**Task to complete:** Transcribe every line from the top down to the line with "from matplotlib.lines import Line2D", both ends included, but not the pictures.

**Given material:**

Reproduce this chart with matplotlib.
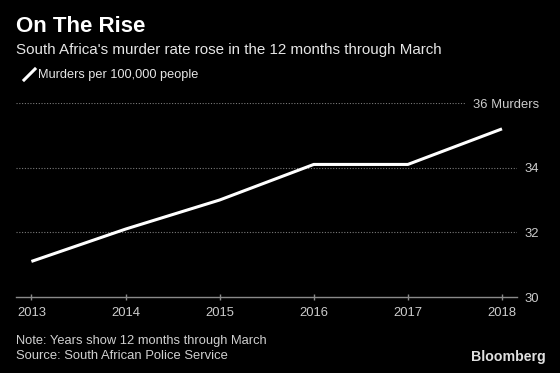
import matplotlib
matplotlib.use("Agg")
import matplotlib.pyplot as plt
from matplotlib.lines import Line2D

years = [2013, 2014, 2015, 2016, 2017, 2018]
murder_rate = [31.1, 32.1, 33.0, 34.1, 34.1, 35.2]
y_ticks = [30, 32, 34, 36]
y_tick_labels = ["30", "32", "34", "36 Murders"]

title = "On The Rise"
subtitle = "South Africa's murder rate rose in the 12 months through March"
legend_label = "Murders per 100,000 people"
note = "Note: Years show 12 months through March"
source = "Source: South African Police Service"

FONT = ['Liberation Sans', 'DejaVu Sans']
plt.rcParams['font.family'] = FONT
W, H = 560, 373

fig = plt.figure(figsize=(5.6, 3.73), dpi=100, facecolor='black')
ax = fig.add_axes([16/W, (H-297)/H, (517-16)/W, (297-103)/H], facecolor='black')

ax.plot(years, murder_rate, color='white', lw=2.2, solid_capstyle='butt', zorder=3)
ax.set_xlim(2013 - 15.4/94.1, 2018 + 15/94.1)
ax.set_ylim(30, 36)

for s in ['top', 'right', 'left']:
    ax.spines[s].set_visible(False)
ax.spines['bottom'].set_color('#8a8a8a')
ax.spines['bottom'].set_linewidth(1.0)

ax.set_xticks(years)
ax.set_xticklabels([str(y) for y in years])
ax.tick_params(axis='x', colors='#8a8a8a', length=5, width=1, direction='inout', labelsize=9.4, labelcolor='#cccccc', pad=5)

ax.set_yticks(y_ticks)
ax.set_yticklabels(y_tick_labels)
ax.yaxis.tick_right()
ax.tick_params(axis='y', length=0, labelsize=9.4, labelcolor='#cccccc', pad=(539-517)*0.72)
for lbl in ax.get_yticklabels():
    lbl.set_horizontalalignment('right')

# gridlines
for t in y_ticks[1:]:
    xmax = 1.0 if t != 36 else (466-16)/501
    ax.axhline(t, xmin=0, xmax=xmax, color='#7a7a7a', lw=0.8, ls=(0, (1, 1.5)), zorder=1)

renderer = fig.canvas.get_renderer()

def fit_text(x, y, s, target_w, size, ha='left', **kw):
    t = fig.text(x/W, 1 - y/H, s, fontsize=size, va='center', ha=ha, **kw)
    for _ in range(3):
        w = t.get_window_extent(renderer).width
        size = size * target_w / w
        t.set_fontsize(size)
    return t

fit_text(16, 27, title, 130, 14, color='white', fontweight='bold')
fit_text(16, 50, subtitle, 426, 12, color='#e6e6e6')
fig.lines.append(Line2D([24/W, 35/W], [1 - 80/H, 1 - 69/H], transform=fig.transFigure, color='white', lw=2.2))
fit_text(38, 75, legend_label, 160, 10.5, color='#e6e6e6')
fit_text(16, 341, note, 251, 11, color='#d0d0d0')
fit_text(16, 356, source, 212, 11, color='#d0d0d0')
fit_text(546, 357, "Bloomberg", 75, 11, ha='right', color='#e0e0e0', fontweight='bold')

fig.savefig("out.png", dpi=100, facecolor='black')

**Exercise response:**
Reproduce this chart with matplotlib.
import matplotlib
matplotlib.use("Agg")
import matplotlib.pyplot as plt
from matplotlib.lines import Line2D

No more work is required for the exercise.